The following common scenarios may allow an estate to be administered without a formal grant of probate.

Assets Held as Joint Tenants

One of the most frequent reasons probate is not needed is when assets are co-owned between the deceased and another/s as ‘joint tenants’ as opposed to ‘tenants in common’.

  • Joint Tenancy: When individuals own an asset as joint tenants, they share an equal undivided interest in that asset. The distinguishing feature of joint tenancy is the ‘right of survivorship’. This means that when one joint tenant dies, their share automatically passes to the surviving joint tenant(s) by operation of law. The deceased’s share does not form part of their estate to be dealt with under their Will.
  • Tenants in Common: Conversely, if an asset is held as tenants in common, each owner holds a distinct, identifiable share (for example, 50/50 or any other proportion). Upon the death of a tenant in common, their share does form part of their estate and can be distributed according to their Will (or the rules of intestacy if there is no Will).

Examples of assets commonly held as joint tenants include the family home and joint bank accounts. If a married couple owns their house as joint tenants and one spouse passes away, the surviving spouse automatically becomes the sole owner. The relevant forms and proof of death are filed with Titles Queensland to transfer ownership.

Small Estates / Low-Value Assets

Often, if the deceased’s estate consists only of assets with a relatively low value, financial institutions or other asset holders may agree to release these assets without requiring a grant of probate.

There is generally no defined monetary threshold of what constitutes a ‘small estate’. Rather, this is dictated by the internal policies of individual financial institutions. Banks, credit unions, and building societies often have internal limits – for example, they might release funds from an account holding less than $20,000, $30,000, or sometimes up to $50,000 without sighting probate. These thresholds can vary between institutions.

Assets with Binding Beneficiary Nominations

Certain types of assets allow the owner to nominate a beneficiary who will receive the asset directly upon the owner’s death. These assets generally do not form part of the deceased’s estate and do not require probate for their distribution.

Superannuation

If the deceased made a valid Binding Death Benefit Nomination before their death, the superannuation fund is legally bound to pay the death benefit directly to the nominated beneficiary(s) (such as a spouse, child, or financial dependant). These funds bypass the estate entirely.

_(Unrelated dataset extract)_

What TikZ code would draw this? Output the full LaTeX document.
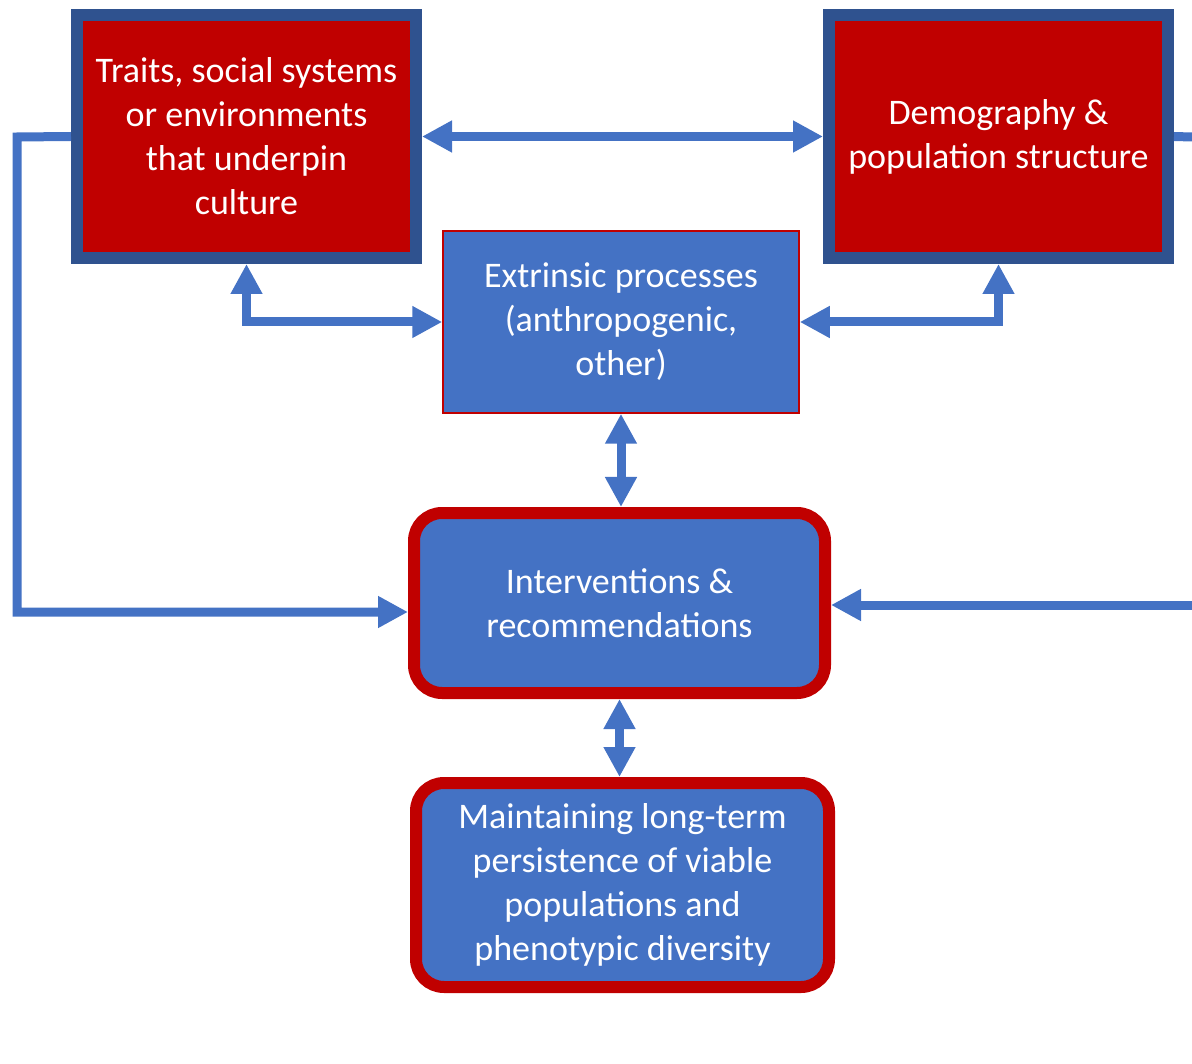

If the nomination is non-binding, the superannuation fund’s trustee has discretion in deciding who receives the death benefit (although they will generally consider the nomination). The trustee might decide to pay the benefit to the deceased’s estate, in which case probate may be needed if the amount is substantial.

Life Insurance Policies

If a life insurance policy has a specifically nominated beneficiary, the policy proceeds are usually paid directly to that person and do not form part of the deceased’s estate.

If the policy nominates ‘the estate’ as the beneficiary, or if no beneficiary is nominated, the proceeds will be paid into the deceased’s estate, and probate may be required to deal with these funds.

What if There is No Will?

If a person dies ‘intestate’ (without leaving a valid Will), probate is not applicable. However, this does not necessarily mean that no court involvement is needed. To administer an intestate estate, an eligible person (usually the closest next of kin, such as a spouse or adult child) may need to apply to the Supreme Court for ‘letters of administration’. This grant provides the appointed administrator with the legal authority to collect the deceased’s assets, pay their debts, and distribute the remaining estate according to the pre-determined rules of intestacy set out in Queensland legislation.

How to Determine if Probate is Needed for a Specific Estate

Following are some practical steps for executors or family members to take to determine if probate is necessary:

  • Compile a detailed list: Create a comprehensive inventory of the deceased’s assets (i.e., bank accounts, real estate, shares, superannuation, vehicles, personal belongings) and liabilities (for example, mortgages, loans, credit card debts).
  • Identify ownership: For each asset, determine precisely how it was owned – in the deceased’s sole name, as joint tenants, or as tenants in common.
  • Contact institutions: Reach out to each bank, superannuation fund, share registry, insurance company, and any other relevant institution and enquire about their specific requirements for releasing or transferring the assets they hold. Ask what their threshold is for requiring a grant of probate.
  • Review the Will: If there is a Will, examine its contents for clarity, the nature of the beneficiaries, and any complex instructions.
  • Seek legal advice: Whether or not probate is required, seeking legal advice can help you determine the best approach to administering an estate, particularly if the circumstances are complex, there are disputes between beneficiaries, or challenges to the validity of the Will.

Conclusion

In Queensland, a grant of probate is not mandatory for every deceased estate. Assets held in joint tenancy, genuinely small estates where institutions waive the need, and assets with binding beneficiary nominations are common instances where probate may be avoided.

While this article provides general guidance, every estate is unique. The rules surrounding estate administration can be complex, and the consequences of incorrectly administering an estate or proceeding without probate when it is required (or preferred, even if not required) can be significant, potentially leading to personal liability for the executor.